Film festival showcases beauty of architecture and design around the world and in Tulsa

Film festival showcases beauty of architecture and design around the world and in Tulsa

Amanda DeCort is blunt about her belief in the ability of architecture to raise a community’s spirit and in her belief that the attitude of Tulsans toward downtown treasures has changed.

“I think that interest took a nap for a while, so it’s been fantastic to see all of the excitement about downtown, and the appreciation for the architecture, and now the residential living in that area as well,” said the executive director of Tulsa Foundation for Architecture.

“We’ve stemmed the tide from tearing down buildings and making new parking lots (in the past).

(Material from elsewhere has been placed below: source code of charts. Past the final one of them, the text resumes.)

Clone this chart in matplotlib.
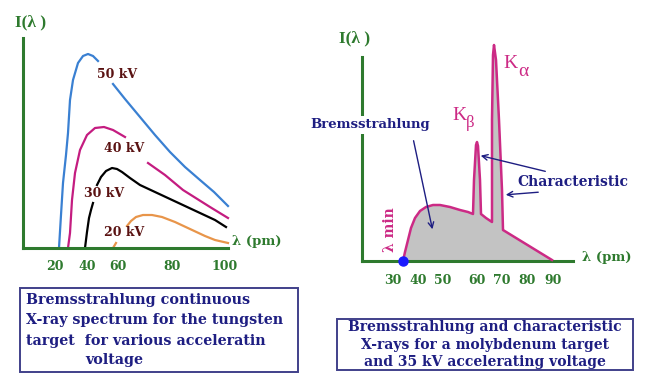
import matplotlib
matplotlib.use("Agg")
import matplotlib.pyplot as plt
from matplotlib.patches import Rectangle, FancyArrowPatch

W, H = 645, 375
SERIF = ["DejaVu Serif", "Liberation Serif"]
LSERIF = ["Liberation Serif", "DejaVu Serif"]

# ---------------- left panel data (axis units) ----------------
left_ticks_pos = [32, 64, 95, 149, 202]
left_tick_labels = ["20", "40", "60", "80", "100"]

blue1_x = [36, 38, 40, 43, 45, 47, 50, 55, 60, 65, 70, 75]
blue1_y = [0, 33, 65, 93, 115, 148, 168, 185, 192, 194, 192, 187]
blue2_x = [90, 102, 117, 132, 147, 162, 177, 191, 205]
blue2_y = [164, 149, 131, 113, 96, 81, 68, 56, 42]

mag1_x = [45, 47, 49, 52, 57, 64, 72, 81, 90, 102]
mag1_y = [0, 15, 48, 75, 98, 113, 120, 121, 118, 111]
mag2_x = [125, 142, 160, 187, 205]
mag2_y = [85, 73, 58, 41, 30]

blk1_x = [62, 64, 66, 68, 70]
blk1_y = [0, 16, 30, 38, 45]
blk2_x = [74, 78, 83, 89, 94, 99, 107, 117, 132, 147, 162, 177, 192, 203]
blk2_y = [63, 71, 77, 80, 79, 76, 70, 63, 56, 49, 42, 35, 28, 21]

org1_x = [90, 93]
org1_y = [0, 5]
org2_x = [104, 108, 113, 120, 129, 139, 152, 167, 182, 192, 205]
org2_y = [22, 27, 31, 33, 33, 31, 26, 19, 12, 8, 5]

kv_labels = ["50 kV", "40 kV", "30 kV", "20 kV"]

# ---------------- right panel data (axis units) ----------------
right_ticks_pos = [31, 56, 81, 115, 140, 165, 191]
right_tick_labels = ["30", "40", "50", "60", "70", "80", "90"]

spec_x = [41, 43, 46, 49, 53, 58, 64, 71, 78, 88, 98, 106, 111, 112, 114, 115,
          116, 118, 119, 124, 130, 130, 131, 132, 134, 137, 140, 141, 190]
spec_y = [0, 9, 21, 33, 43, 50, 54, 56, 56, 54, 51, 49, 47, 81, 116, 119,
          115, 81, 47, 43, 39, 141, 206, 216, 201, 141, 71, 31, 1]
lambda_min_x = 41

GREEN = "#2e7a2e"
NAVY = "#1e1e82"
MAG = "#cc2a85"

fig = plt.figure(figsize=(W / 100, H / 100), dpi=100)
fig.patch.set_facecolor("white")


def fx(px):
    return px / W


def fy(py):
    return 1 - py / H


def make_axes(x0, y0, x1, y1, xlim, ylim):
    ax = fig.add_axes([fx(x0), fy(y1), (x1 - x0) / W, (y1 - y0) / H])
    ax.set_xlim(*xlim)
    ax.set_ylim(*ylim)
    ax.patch.set_alpha(0)
    for s in ["top", "right"]:
        ax.spines[s].set_visible(False)
    for s in ["left", "bottom"]:
        ax.spines[s].set_color(GREEN)
        ax.spines[s].set_linewidth(2.2)
    ax.tick_params(length=0, pad=9)
    ax.set_yticks([])
    return ax


# ---------------- left panel ----------------
axL = make_axes(23, 38, 228, 248, (0, 205), (0, 210))
axL.set_xticks(left_ticks_pos)
axL.set_xticklabels(left_tick_labels, color=GREEN, fontsize=9,
                    fontweight="bold", family=SERIF)
lw = 1.6
for xs, ys in [(blue1_x, blue1_y), (blue2_x, blue2_y)]:
    axL.plot(xs, ys, color="#3a80d2", lw=lw, clip_on=False)
for xs, ys in [(mag1_x, mag1_y), (mag2_x, mag2_y)]:
    axL.plot(xs, ys, color="#c41c80", lw=lw, clip_on=False)
for xs, ys in [(blk1_x, blk1_y), (blk2_x, blk2_y)]:
    axL.plot(xs, ys, color="black", lw=lw, clip_on=False)
for xs, ys in [(org1_x, org1_y), (org2_x, org2_y)]:
    axL.plot(xs, ys, color="#e8954a", lw=lw, clip_on=False)

kv_pos = [(117, 75), (124, 148), (104, 193), (124, 233)]
for lab, (px, py) in zip(kv_labels, kv_pos):
    fig.text(fx(px), fy(py), lab, color="#5a1212", fontsize=9,
             fontweight="bold", family=SERIF, ha="center", va="center")

fig.text(fx(31), fy(22), "I(λ )", color=GREEN, fontsize=12.5,
         family=LSERIF, fontweight="bold", ha="center", va="center")
fig.text(fx(232), fy(242), "λ (pm)", color=GREEN, fontsize=9.5,
         fontweight="bold", family=SERIF, ha="left", va="center")

# ---------------- right panel ----------------
axR = make_axes(362, 36, 573, 261, (0, 211), (0, 225))
axR.spines["left"].set_bounds(0, 204)
axR.set_xticks(right_ticks_pos)
axR.set_xticklabels(right_tick_labels, color=GREEN, fontsize=9,
                    fontweight="bold", family=SERIF)
axR.fill_between(spec_x, 0, spec_y, color="#c3c3c3", lw=0, zorder=2)
axR.plot(spec_x, spec_y, color=MAG, lw=1.8, zorder=3, clip_on=False)
axR.plot([lambda_min_x], [0], "o", color="#1a1aff", ms=6.5, zorder=5,
         clip_on=False)

fig.text(fx(355), fy(38), "I(λ )", color=GREEN, fontsize=12.5,
         family=LSERIF, fontweight="bold", ha="center", va="center")
fig.text(fx(582), fy(258), "λ (pm)", color=GREEN, fontsize=9.5,
         fontweight="bold", family=SERIF, ha="left", va="center")

fig.text(fx(370), fy(125), "Bremsstrahlung", color=NAVY, fontsize=9.5,
         fontweight="bold", family=SERIF, ha="center", va="center",
         bbox=dict(facecolor="white", edgecolor="none", pad=1.5), zorder=6)
fig.text(fx(517), fy(182), "Characteristic", color=NAVY, fontsize=10,
         fontweight="bold", family=SERIF, ha="left", va="center")

fig.text(fx(390), fy(230), "λ min", color=MAG, fontsize=10,
         fontweight="bold", family=SERIF, ha="center", va="center",
         rotation=90)

fig.text(fx(452), fy(116), "K", color=MAG, fontsize=14, family=LSERIF,
         ha="left", va="center")
fig.text(fx(466), fy(123), "β", color=MAG, fontsize=12, family=LSERIF,
         ha="left", va="center")
fig.text(fx(503), fy(64), "K", color=MAG, fontsize=14, family=LSERIF,
         ha="left", va="center")
fig.text(fx(518), fy(72), "α", color=MAG, fontsize=14, family=LSERIF,
         ha="left", va="center")


def arrow(p0, p1):
    a = FancyArrowPatch((fx(p0[0]), fy(p0[1])), (fx(p1[0]), fy(p1[1])),
                        transform=fig.transFigure, arrowstyle="->",
                        mutation_scale=10, color=NAVY, lw=1.0, zorder=7)
    fig.add_artist(a)


arrow((413, 138), (433, 232))
arrow((548, 172), (478, 155))
arrow((541, 192), (503, 195))

# ---------------- caption boxes ----------------
for (x0, y0, x1, y1) in [(20, 288, 298, 372), (337, 319, 633, 370)]:
    fig.add_artist(Rectangle((fx(x0), fy(y1)), (x1 - x0) / W, (y1 - y0) / H,
                             transform=fig.transFigure, fill=False,
                             edgecolor="#40408a", lw=1.4))

left_caption = ["Bremsstrahlung continuous",
                "X-ray spectrum for the tungsten",
                "target  for various acceleratin"]
for line, py in zip(left_caption, [300, 320, 341]):
    fig.text(fx(26), fy(py), line, color=NAVY, fontsize=10.3,
             fontweight="bold", family=SERIF, ha="left", va="center")
fig.text(fx(114), fy(360), "voltage", color=NAVY, fontsize=10.3,
         fontweight="bold", family=SERIF, ha="center", va="center")

right_caption = ["Bremsstrahlung and characteristic",
                 "X-rays for a molybdenum target",
                 "and 35 kV accelerating voltage"]
for line, py in zip(right_caption, [327, 345, 362]):
    fig.text(fx(485), fy(py), line, color=NAVY, fontsize=10,
             fontweight="bold", family=SERIF, ha="center", va="center")

fig.savefig("out.png", dpi=100, facecolor="white")
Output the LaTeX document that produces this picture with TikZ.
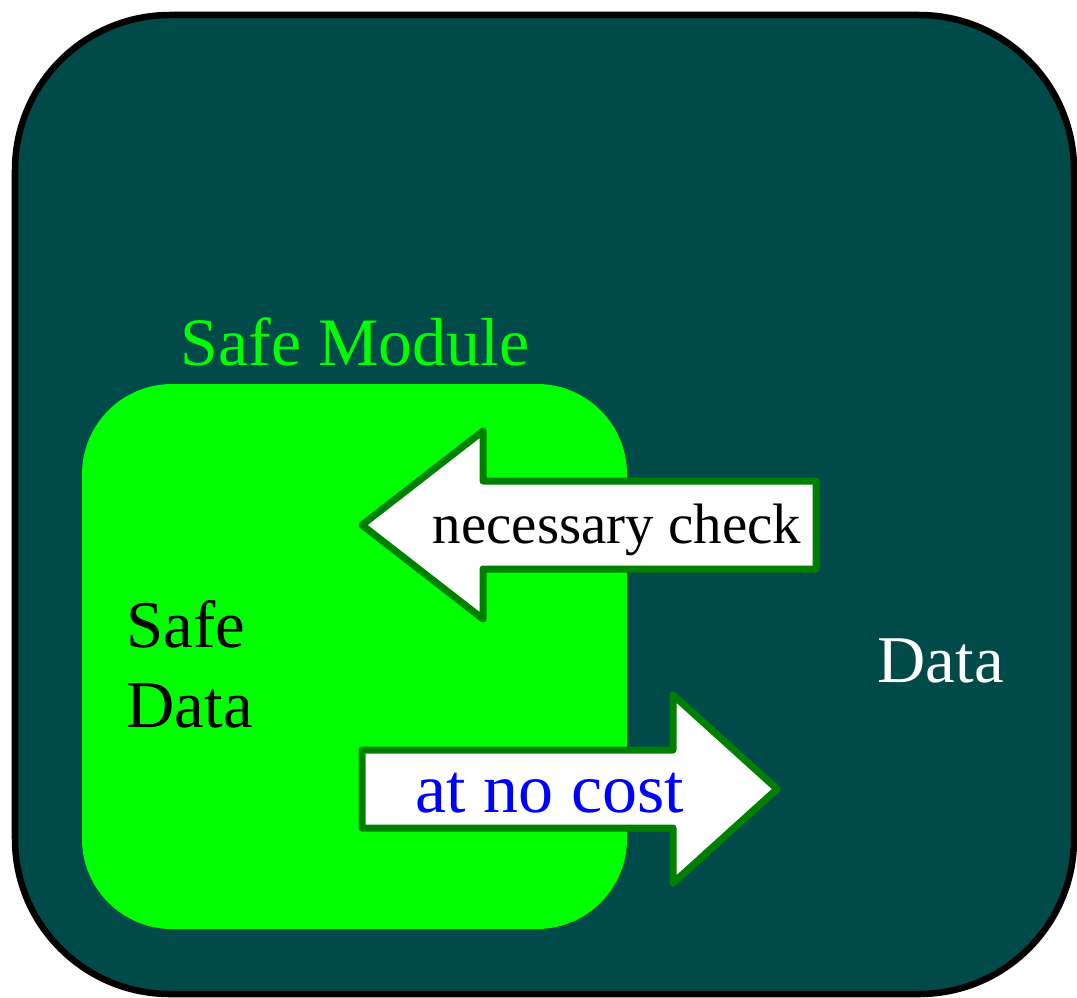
\documentclass[tikz,border=0pt]{standalone}
\usepackage{fontspec}
\setmainfont{Liberation Serif}
\definecolor{darkteal}{RGB}{0,74,74}
\definecolor{brightgreen}{RGB}{0,255,0}
\definecolor{arrowgreen}{RGB}{0,128,0}
\tikzset{
  outerbox/.style={fill=darkteal,draw=black,line width=0.065cm,rounded corners=1.55cm},
  modulebox/.style={fill=brightgreen,rounded corners=0.9cm},
  fatarrow/.style={fill=white,draw=arrowgreen,line width=0.07cm,line join=round},
  label/.style={inner sep=0pt,anchor=base west,font=\fontsize{19}{22}\selectfont},
}
\begin{document}
\begin{tikzpicture}[x=0.01cm,y=-0.01cm]
\useasboundingbox (0,0) rectangle (1077,997);
% outer data area
\draw[outerbox] (15,15) rectangle (1074,994);
% safe module
\fill[modulebox] (82,384) rectangle (627,929);
\node[label,text=brightgreen,font=\fontsize{19.3}{22}\selectfont] (title) at (180,365) {Safe Module};
% incoming check arrow
\draw[fatarrow] (816,481) -- (483,481) -- (483,431) -- (362,525) -- (483,619) -- (483,569) -- (816,569) -- cycle;
\node[label,text=black,font=\fontsize{16.2}{19}\selectfont] (check) at (432,543) {necessary check};
% outgoing arrow
\draw[fatarrow] (362,750) -- (673,750) -- (673,695) -- (777,789) -- (673,883) -- (673,828) -- (362,828) -- cycle;
\node[label,text=blue,font=\fontsize{19.9}{22}\selectfont] (free) at (415,812) {at no cost};
% inner and outer data labels
\node[label,text=black] (safe) at (126,647) {Safe};
\node[label,text=black] (safedata) at (126,727) {Data};
\node[label,text=white] (data) at (877,682) {Data};
\end{tikzpicture}
\end{document}
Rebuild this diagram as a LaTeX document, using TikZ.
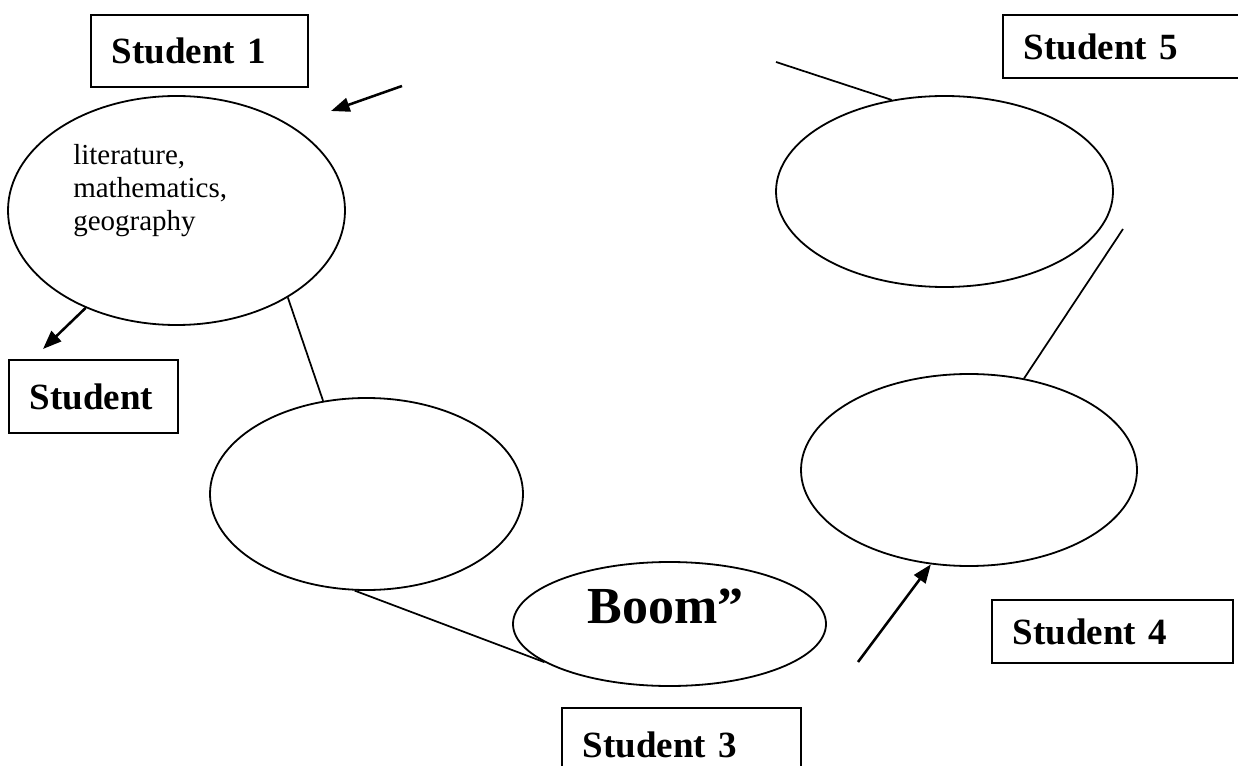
\documentclass[tikz,border=0pt]{standalone}
\usepackage{fontspec}
\setmainfont{Liberation Serif}
\usetikzlibrary{shapes.geometric,arrows.meta}
\begin{document}
\begin{tikzpicture}[x=0.75pt,y=-0.75pt,
  bubble/.style={draw, ellipse, line width=1.35pt, inner sep=0pt},
  namebox/.style={draw, rectangle, line width=1.35pt, inner ysep=0pt, inner xsep=15.75pt,
    align=left, anchor=north west, font=\bfseries\fontsize{27.75}{30}\selectfont},
  link/.style={line width=1.3pt},
  pointer/.style={line width=1.9pt, -{Triangle[length=14pt,width=10.5pt]}}]
\useasboundingbox (0,0) rectangle (1238,766);
\clip (0,0) rectangle (1238,766);

% name boxes
\node[namebox, text width=131.25pt, minimum height=54pt]    (s1) at (90,14)   {Student 1};
\node[namebox, text width=95.25pt,  minimum height=54.75pt] (s2) at (8,359)   {Student};
\node[namebox, text width=147.75pt, minimum height=54.75pt] (s3) at (561,707) {Student 3};
\node[namebox, text width=149.25pt, minimum height=47.25pt] (s4) at (991,599) {Student 4};
\node[namebox, text width=147pt,    minimum height=47.25pt] (s5) at (1002,14) {Student 5};

% bubbles
\node[bubble, minimum width=252.75pt, minimum height=171.75pt] (e1) at (176.5,210.5) {};
\node[bubble, minimum width=234.75pt, minimum height=144pt]    (e2) at (366.5,494) {};
\node[bubble, minimum width=234.75pt, minimum height=93pt]     (e3) at (669.5,624) {};
\node[bubble, minimum width=252pt,    minimum height=144pt]    (e4) at (969,470) {};
\node[bubble, minimum width=252.75pt, minimum height=143.25pt] (e5) at (944.5,191.5) {};

% bubble contents
\node[anchor=north west, inner sep=0pt, align=left,
      font=\fontsize{21.75}{24.75}\selectfont] (topics) at (73,144)
  {literature,\\mathematics,\\geography};
\node[anchor=base, inner sep=0pt, font=\bfseries\fontsize{39}{42}\selectfont]
  (boom) at (665.5,623) {Boom”};

% free ends of connectors
\coordinate (p1tail) at (402,86);
\coordinate (p1tip)  at (331,111);
\coordinate (p2tip)  at (43,349);
\coordinate (l5end)  at (776,62);
\coordinate (l4end)  at (1123,229);
\coordinate (p4tail) at (858,662);

% connectors
\draw[pointer] (p1tail) -- (p1tip);
\draw[pointer] (e1.-133) -- (p2tip);
\draw[link] (e1.-38) -- (e2.115);
\draw[link] (e2.-97) -- (e3.197);
\draw[link] (l5end) -- (e5.120);
\draw[link] (l4end) -- (e4.59);
\draw[pointer] (p4tail) -- (e4.-112);
\end{tikzpicture}
\end{document}
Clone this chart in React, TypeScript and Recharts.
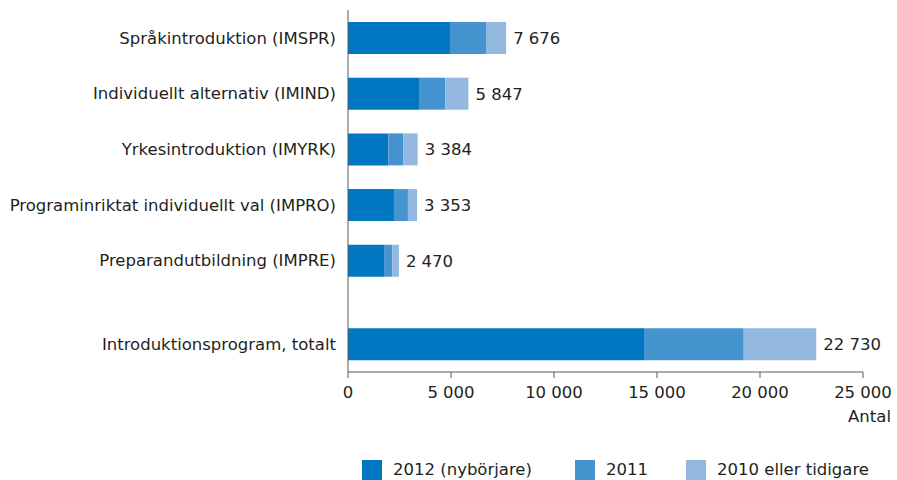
import { BarChart, Bar, XAxis, YAxis, LabelList } from "recharts";

const programs = [
  "Språkintroduktion (IMSPR)",
  "Individuellt alternativ (IMIND)",
  "Yrkesintroduktion (IMYRK)",
  "Programinriktat individuellt val (IMPRO)",
  "Preparandutbildning (IMPRE)",
];
const totalLabel = "Introduktionsprogram, totalt";

const y2012 = [4950, 3445, 1960, 2230, 1750];
const y2011 = [1750, 1280, 725, 680, 390];
const y2010 = [976, 1122, 699, 443, 330];
const total = { y2012: 14370, y2011: 4840, y2010: 3520 };

const xTicks = [0, 5000, 10000, 15000, 20000, 25000];

const FONT = '"DejaVu Sans", Verdana, sans-serif';
const FS = 16.5;
const TEXT = "#231f20";
const AXIS = "#58595b";
const C2012 = "#0077c0";
const C2011 = "#4593cf";
const C2010 = "#94b9e0";

const fmt = (v: number) => String(v).replace(/\B(?=(\d{3})+(?!\d))/g, " ");

// rows 1,3,5,7,9 for programs, then a smaller gap before the total row
const rows = programs.map((name, i) => ({
  slot: i * 2 + 1,
  name,
  y2012: y2012[i],
  y2011: y2011[i],
  y2010: y2010[i],
}));
rows.push({ slot: programs.length * 2 + 2, name: totalLabel, ...total });
const data = rows.map((r) => ({ ...r, sum: r.y2012 + r.y2011 + r.y2010 }));
const slotNames: Record<number, string> = {};
data.forEach((d) => (slotNames[d.slot] = d.name));

const legend = [
  { label: "2012 (nybörjare)", color: C2012, x: 362 },
  { label: "2011", color: C2011, x: 575 },
  { label: "2010 eller tidigare", color: C2010, x: 686 },
];

export default function App() {
  return (
    <div style={{ position: "absolute", left: 0, top: 0, width: 897, height: 480, fontFamily: FONT, color: TEXT }}>
      <BarChart
        width={897}
        height={480}
        data={data}
        layout="vertical"
        margin={{ top: 10, right: 34, left: 0, bottom: 78 }}
      >
        <XAxis
          type="number"
          domain={[0, 25000]}
          ticks={xTicks}
          tickFormatter={fmt}
          height={30}
          stroke={AXIS}
          tickSize={6}
          tickMargin={8}
          tick={{ fontSize: FS, fill: TEXT, fontFamily: FONT }}
        />
        <YAxis
          type="number"
          dataKey="slot"
          domain={[0, 13]}
          ticks={data.map((d) => d.slot)}
          tickFormatter={(v: number) => slotNames[v] ?? ""}
          width={348}
          stroke={AXIS}
          tickLine={false}
          tickMargin={6}
          interval={0}
          tick={{ fontSize: FS, fill: TEXT, fontFamily: FONT }}
        />
        <Bar dataKey="y2012" stackId="a" fill={C2012} barSize={32} isAnimationActive={false} />
        <Bar dataKey="y2011" stackId="a" fill={C2011} barSize={32} isAnimationActive={false} />
        <Bar dataKey="y2010" stackId="a" fill={C2010} barSize={32} isAnimationActive={false}>
          <LabelList
            dataKey="sum"
            position="right"
            offset={7}
            formatter={(v: any) => fmt(Number(v))}
            fill={TEXT}
            fontSize={FS}
            fontFamily={FONT}
          />
        </Bar>
      </BarChart>
      <div style={{ position: "absolute", right: 6, top: 407, fontSize: FS }}>Antal</div>
      {legend.map((l) => (
        <div key={l.label} style={{ position: "absolute", left: l.x, top: 460, display: "flex", alignItems: "center" }}>
          <div style={{ width: 20, height: 20, background: l.color, marginRight: 11 }} />
          <span style={{ fontSize: FS, lineHeight: "20px" }}>{l.label}</span>
        </div>
      ))}
    </div>
  );
}
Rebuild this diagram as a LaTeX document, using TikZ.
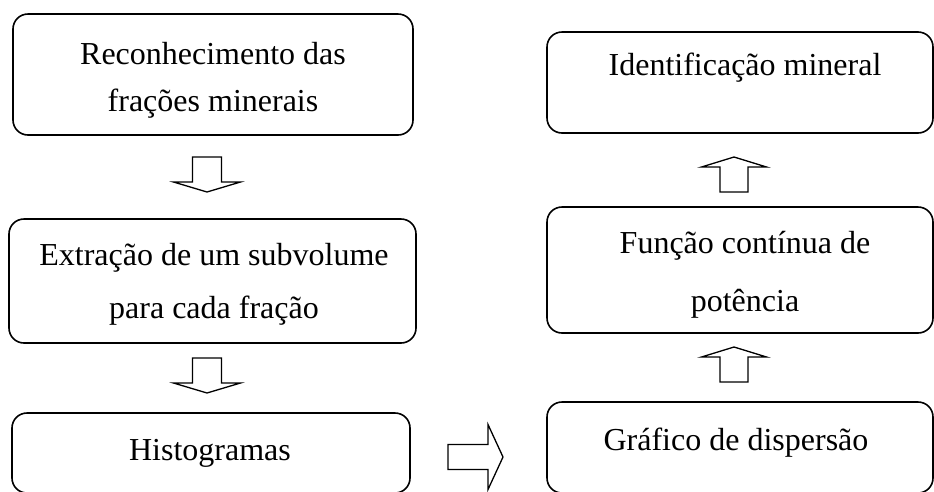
\documentclass[tikz,border=0pt]{standalone}
\usepackage{fontspec}
\setmainfont{Liberation Serif}
\begin{document}
\begin{tikzpicture}[x=1pt,y=-1pt,
  box/.style={draw, line width=1.6pt, rounded corners=15pt, inner sep=0pt},
  txt/.style={anchor=base, inner sep=0pt, font=\fontsize{32}{38}\selectfont},
  barrow/.style={draw, line width=1.3pt, fill=white, line join=miter},
  downarr/.pic={\draw[barrow] (-14.5,0) -- (14.5,0) -- (14.5,25) -- (33.5,25) -- (0,35) -- (-33.5,25) -- (-14.5,25) -- cycle;},
  uparr/.pic={\draw[barrow] (-14,35) -- (14,35) -- (14,10) -- (32.5,10) -- (0,0) -- (-32.5,10) -- (-14,10) -- cycle;},
  rightarr/.pic={\draw[barrow] (0,-12.5) -- (40,-12.5) -- (40,-32.5) -- (55,0) -- (40,32.5) -- (40,12.5) -- (0,12.5) -- cycle;}
]
\useasboundingbox (0,0) rectangle (934,491);
\clip (0,0) rectangle (934,491);
% left column
\node[box, minimum width=400pt, minimum height=121pt] (b1) at (213,74.5) {};
\node[txt] (t1a) at (213,64) {Reconhecimento das};
\node[txt] (t1b) at (213,111) {frações minerais};
\node[box, minimum width=407pt, minimum height=124pt] (b2) at (212.5,281) {};
\node[txt] (t2a) at (214,265) {Extração de um subvolume};
\node[txt] (t2b) at (214,318) {para cada fração};
\node[box, minimum width=398pt, minimum height=80pt] (b3) at (211,453) {};
\node[txt] (t3) at (210,460) {Histogramas};
% right column
\node[box, minimum width=386pt, minimum height=101pt] (r1) at (740,82.5) {};
\node[txt] (s1) at (745,75) {Identificação mineral};
\node[box, minimum width=386pt, minimum height=126pt] (r2) at (740,270) {};
\node[txt] (s2a) at (745,253) {Função contínua de};
\node[txt] (s2b) at (745,311) {potência};
\node[box, minimum width=386pt, minimum height=91pt] (r3) at (740,447.5) {};
\node[txt] (s3) at (736,450) {Gráfico de dispersão};
% block arrows
\pic at (207,157) {downarr};
\pic at (207,358) {downarr};
\pic at (734,157) {uparr};
\pic at (734,347) {uparr};
\pic at (448,457) {rightarr};
\end{tikzpicture}
\end{document}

We missed the boat on that for several decades, but expectations have changed.”

It’s a sense of community that DeCort has helped to create through her historic preservation efforts while working at City Hall and now through TFA events like the wildly popular downtown walking tours.

Now, she said she hopes to further grow that sense of place and of pride in a city’s design aesthetic, with an innovative film festival.

The Architecture & Design Film Festival begins Thursday at Circle Cinema, presenting 20 films focused on the best architecture and design from around the world over four days.

Staged in New York and Los Angeles in past years, the festival is adding a visit to Tulsa for 2017 among stops in Seoul, South Korea, and New Orleans.

The goal is for the Tulsa edition of the Architecture & Design Film Festival to become an annual event, said ADFF founder and festival director Kyle Bergman.

He said the goal is to exhibit films that not only highlight great designs but also engage the public “by bringing them together to enjoy a festival and to talk about their community.”

Beginning a dialogue on architecture and design between professionals and the public is exactly what Mayor G.T. Bynum spoke of in February when the festival was announced, referring to downtown’s Art Deco-inspired buildings and the modern BOK Center as “the splendor of what we get to live in on a day-to-day basis.”

As a festival example of this, Thursday’s opening-night event features a screening of “Strange and Familiar: Architecture on Fogo Island,” a documentary about a Newfoundland community’s decision to revitalize by constructing a series of striking new buildings.

This screening is a benefit for Tulsa Foundation for Architecture, where DeCort and others have worked to deepen people’s knowledge of the city’s architecture and design, from yesterday and today.

These events have included the hot-ticket downtown building and tunnel tours (950 guests on a Saturday earlier this year) and “Dwell in the IDL” tours, with more than 700 attending the last showing of new options for downtown living.

Her group also hopes to broaden that public interest with films like “If You Build It,” which followed a high school class’ year-long design-and-build project that taught teens basic construction skills, as well as opened their minds to design possibilities.

“This is a really cool film that we’re including a free screening of this week for high school students, and with a conversation to follow, so the hope is that we are attracting a new and different audience to TFA,” DeCort said.

The festival lineup of films is an intriguing collection of documentaries showing the works of famous architects (like Frank Gehry and Eero Saarinen) and renowned designers (like Eileen Gray, Piet Oudolf and Stefan Sagmeister).

Ten of the 20 films also have value-added events that follow, like Q-and-A sessions with prize-winning author Paul Goldberger (about Gehry) and Katherine Knight (director of the opening-night film).

There are even local connections like Steve Brown, a Tulsa architect and former apprentice at the firm of renowned architect Paolo Soleri, who is the subject of the film “Citizen of the Planet.”

Those connections are important to making the film festival a success, DeCort said.

“One of the most interesting aspects about what we do at TFA is not in telling the story of a building, but of the people who created the building, who inspired it, who lived there, who loved it,” she said.

“Turning architecture into stories about people, we have found, is what people respond to, and that’s what these films all do.”